• [Task]
Exactly and only the lines from the one containing "What matplotlib code" through the one containing "plt.rcParams['font.family'] = ['Liberation" are to be repeated, both ends included.

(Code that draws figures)
■ ■ ■ ■ ■
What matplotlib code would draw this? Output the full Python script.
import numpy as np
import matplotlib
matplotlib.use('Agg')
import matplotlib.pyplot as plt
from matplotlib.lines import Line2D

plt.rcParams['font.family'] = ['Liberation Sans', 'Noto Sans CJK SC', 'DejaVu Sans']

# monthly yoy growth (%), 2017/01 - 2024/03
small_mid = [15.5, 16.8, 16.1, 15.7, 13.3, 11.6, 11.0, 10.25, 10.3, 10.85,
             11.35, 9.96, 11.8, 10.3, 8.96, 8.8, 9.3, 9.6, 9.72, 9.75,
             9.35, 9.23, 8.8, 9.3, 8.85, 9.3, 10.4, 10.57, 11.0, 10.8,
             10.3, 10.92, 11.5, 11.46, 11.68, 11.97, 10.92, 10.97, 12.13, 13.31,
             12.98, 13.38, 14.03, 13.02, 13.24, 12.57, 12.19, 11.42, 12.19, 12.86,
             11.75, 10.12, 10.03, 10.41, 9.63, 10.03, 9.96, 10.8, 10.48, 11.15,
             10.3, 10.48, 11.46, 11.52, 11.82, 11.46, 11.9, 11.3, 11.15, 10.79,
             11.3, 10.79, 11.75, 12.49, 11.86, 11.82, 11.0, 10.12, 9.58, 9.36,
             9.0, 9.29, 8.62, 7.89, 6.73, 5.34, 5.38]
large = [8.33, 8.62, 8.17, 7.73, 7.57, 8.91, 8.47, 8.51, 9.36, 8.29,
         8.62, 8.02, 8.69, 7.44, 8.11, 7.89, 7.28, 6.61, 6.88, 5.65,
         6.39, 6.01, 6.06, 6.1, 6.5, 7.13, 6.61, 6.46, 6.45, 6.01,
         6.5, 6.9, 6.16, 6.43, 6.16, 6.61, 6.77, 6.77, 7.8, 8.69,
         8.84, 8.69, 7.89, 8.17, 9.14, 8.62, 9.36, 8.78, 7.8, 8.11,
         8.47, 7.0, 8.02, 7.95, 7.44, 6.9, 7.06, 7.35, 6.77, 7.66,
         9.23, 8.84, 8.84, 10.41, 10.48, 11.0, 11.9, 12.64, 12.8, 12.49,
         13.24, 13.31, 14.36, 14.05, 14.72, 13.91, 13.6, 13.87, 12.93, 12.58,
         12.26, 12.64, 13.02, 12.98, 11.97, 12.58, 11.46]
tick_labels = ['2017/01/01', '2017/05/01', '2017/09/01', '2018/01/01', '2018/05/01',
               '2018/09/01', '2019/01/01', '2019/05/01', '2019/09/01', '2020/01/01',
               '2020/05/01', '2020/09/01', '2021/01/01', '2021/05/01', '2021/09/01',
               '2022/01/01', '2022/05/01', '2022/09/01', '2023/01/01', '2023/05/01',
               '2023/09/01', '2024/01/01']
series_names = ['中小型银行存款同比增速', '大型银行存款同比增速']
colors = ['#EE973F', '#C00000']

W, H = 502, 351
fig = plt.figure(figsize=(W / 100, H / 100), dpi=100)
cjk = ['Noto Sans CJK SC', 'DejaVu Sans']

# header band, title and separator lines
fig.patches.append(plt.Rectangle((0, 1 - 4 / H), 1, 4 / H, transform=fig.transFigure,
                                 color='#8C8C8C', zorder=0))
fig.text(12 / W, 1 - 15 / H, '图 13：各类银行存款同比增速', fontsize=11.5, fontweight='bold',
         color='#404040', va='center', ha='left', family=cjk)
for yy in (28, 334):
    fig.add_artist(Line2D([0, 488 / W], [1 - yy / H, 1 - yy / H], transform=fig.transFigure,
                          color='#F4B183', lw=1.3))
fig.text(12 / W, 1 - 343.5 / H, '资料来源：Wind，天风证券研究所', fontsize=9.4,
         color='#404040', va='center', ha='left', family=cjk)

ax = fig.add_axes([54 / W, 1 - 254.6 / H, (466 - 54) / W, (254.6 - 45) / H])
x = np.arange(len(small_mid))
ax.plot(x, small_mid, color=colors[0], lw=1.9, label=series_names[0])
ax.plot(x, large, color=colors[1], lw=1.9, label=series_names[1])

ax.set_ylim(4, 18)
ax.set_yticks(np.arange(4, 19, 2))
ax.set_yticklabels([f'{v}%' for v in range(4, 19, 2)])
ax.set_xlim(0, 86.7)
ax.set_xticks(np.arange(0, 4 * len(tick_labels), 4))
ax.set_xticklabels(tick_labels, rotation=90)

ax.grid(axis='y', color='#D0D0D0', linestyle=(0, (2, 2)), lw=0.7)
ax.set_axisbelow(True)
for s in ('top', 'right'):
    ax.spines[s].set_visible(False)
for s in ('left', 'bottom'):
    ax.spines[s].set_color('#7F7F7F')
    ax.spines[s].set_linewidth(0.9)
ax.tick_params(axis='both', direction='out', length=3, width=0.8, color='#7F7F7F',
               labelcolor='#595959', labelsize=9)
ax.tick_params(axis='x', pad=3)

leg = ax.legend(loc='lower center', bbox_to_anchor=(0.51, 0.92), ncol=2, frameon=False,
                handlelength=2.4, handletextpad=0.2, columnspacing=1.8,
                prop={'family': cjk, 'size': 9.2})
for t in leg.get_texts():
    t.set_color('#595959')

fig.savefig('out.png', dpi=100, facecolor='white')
■ ■ ■ ■ ■
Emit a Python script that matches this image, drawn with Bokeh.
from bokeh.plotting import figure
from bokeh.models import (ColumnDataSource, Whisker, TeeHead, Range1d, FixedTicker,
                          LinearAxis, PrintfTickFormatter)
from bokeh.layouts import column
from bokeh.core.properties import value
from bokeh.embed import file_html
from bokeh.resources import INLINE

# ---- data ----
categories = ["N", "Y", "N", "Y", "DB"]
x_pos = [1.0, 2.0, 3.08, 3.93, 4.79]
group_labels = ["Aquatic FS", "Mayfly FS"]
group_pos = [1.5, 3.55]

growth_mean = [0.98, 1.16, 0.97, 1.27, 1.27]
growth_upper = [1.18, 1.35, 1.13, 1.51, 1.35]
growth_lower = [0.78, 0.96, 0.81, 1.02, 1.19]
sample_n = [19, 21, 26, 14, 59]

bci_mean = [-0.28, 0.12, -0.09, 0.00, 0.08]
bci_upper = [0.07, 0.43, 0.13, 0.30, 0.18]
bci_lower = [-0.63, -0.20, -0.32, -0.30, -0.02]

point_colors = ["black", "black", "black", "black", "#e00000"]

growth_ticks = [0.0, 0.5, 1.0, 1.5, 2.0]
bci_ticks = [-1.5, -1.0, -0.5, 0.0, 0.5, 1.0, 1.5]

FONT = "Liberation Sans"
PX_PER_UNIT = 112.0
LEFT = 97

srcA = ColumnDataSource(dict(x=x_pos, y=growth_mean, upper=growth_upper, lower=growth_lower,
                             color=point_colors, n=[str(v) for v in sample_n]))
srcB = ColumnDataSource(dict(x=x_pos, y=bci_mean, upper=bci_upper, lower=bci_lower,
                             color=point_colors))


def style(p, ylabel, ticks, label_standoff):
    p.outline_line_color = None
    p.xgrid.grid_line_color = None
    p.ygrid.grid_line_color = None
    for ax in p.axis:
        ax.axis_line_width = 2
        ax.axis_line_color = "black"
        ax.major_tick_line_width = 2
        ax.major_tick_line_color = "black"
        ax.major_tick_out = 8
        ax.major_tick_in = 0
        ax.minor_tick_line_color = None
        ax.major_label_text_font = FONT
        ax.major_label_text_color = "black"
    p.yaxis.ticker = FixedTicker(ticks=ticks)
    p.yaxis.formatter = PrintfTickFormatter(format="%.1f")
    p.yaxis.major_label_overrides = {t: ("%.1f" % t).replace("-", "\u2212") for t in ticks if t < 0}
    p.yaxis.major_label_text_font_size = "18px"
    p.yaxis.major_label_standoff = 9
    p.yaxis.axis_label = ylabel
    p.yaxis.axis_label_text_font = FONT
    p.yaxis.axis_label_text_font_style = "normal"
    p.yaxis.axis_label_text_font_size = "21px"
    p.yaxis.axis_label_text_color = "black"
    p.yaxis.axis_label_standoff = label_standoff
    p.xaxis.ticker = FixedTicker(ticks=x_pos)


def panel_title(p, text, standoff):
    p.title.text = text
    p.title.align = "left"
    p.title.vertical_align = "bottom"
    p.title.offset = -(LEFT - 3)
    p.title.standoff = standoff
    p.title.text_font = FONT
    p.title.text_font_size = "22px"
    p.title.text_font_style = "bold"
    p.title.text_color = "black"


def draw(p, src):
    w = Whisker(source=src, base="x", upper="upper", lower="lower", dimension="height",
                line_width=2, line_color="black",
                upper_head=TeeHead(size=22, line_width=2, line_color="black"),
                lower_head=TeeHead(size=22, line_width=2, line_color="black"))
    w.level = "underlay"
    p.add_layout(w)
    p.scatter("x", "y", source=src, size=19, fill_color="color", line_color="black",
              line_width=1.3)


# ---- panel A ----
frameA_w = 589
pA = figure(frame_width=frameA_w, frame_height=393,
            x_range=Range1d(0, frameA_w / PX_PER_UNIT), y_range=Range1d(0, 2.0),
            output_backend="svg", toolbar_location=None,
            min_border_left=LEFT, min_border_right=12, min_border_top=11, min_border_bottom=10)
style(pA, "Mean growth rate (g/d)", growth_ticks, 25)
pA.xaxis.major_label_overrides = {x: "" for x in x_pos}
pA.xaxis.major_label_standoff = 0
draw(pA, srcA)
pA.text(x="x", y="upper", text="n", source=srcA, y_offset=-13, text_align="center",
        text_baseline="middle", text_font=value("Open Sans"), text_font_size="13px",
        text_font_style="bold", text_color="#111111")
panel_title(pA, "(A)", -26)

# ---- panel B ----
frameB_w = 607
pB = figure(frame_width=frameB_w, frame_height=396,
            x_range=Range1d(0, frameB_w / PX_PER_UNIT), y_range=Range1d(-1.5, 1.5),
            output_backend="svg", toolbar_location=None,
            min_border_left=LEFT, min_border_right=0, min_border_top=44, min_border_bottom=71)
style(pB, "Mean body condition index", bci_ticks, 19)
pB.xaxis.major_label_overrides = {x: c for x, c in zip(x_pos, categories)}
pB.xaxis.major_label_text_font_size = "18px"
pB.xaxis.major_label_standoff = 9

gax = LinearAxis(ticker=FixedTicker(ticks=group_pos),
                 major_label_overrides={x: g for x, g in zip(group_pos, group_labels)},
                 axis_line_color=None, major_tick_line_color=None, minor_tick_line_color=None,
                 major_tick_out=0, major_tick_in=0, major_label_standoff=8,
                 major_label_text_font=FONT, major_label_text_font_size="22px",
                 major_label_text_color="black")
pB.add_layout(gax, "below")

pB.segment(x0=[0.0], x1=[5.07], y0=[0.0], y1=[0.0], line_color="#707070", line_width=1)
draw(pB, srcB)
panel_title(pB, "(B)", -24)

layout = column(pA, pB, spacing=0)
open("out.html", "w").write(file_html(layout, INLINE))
■ ■ ■ ■ ■
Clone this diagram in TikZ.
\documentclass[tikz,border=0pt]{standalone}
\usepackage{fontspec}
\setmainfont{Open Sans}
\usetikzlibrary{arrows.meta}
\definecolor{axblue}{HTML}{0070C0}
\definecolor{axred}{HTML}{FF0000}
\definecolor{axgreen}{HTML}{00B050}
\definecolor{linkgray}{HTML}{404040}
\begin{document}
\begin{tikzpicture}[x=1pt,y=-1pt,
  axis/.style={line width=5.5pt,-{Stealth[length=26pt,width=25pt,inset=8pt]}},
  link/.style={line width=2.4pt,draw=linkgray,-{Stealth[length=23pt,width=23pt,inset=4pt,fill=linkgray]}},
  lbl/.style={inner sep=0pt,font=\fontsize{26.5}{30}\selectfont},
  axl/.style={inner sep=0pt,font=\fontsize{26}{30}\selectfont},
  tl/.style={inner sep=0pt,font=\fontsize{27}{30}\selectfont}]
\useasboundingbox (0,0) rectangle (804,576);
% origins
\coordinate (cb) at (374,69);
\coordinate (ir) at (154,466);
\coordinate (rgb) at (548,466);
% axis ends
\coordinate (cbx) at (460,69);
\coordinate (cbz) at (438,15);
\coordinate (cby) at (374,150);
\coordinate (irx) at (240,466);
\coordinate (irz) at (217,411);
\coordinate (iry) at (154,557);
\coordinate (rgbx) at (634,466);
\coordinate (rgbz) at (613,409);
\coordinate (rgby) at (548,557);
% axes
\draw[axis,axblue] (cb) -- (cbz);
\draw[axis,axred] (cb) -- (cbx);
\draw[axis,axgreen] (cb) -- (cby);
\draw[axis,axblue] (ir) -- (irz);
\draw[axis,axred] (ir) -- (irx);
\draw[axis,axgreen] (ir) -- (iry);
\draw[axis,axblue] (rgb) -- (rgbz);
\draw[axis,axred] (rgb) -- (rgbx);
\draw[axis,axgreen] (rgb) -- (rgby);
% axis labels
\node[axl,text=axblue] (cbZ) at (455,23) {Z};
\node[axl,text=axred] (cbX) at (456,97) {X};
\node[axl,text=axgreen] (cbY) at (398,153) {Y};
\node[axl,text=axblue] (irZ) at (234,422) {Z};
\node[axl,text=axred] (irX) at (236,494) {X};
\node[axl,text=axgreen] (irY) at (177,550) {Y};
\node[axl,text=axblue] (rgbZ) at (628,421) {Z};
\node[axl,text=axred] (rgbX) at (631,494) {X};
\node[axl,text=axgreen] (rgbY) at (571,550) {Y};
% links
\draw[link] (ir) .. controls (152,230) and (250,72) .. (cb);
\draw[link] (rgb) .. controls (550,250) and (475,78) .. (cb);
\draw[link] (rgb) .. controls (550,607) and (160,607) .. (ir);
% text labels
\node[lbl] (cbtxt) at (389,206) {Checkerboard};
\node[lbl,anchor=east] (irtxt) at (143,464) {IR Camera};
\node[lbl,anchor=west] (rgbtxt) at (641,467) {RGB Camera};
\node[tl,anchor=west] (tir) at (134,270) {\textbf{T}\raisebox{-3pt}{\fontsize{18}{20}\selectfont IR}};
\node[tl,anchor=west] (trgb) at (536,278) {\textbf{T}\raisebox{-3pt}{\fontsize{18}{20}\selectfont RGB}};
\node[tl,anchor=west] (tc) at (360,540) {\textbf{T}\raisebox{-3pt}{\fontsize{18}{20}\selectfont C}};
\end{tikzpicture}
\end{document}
■ ■ ■ ■ ■
• [Exercise answer]
What matplotlib code would draw this? Output the full Python script.
import numpy as np
import matplotlib
matplotlib.use('Agg')
import matplotlib.pyplot as plt
from matplotlib.lines import Line2D

plt.rcParams['font.family'] = ['Liberation Sans', 'Noto Sans CJK SC', 'DejaVu Sans']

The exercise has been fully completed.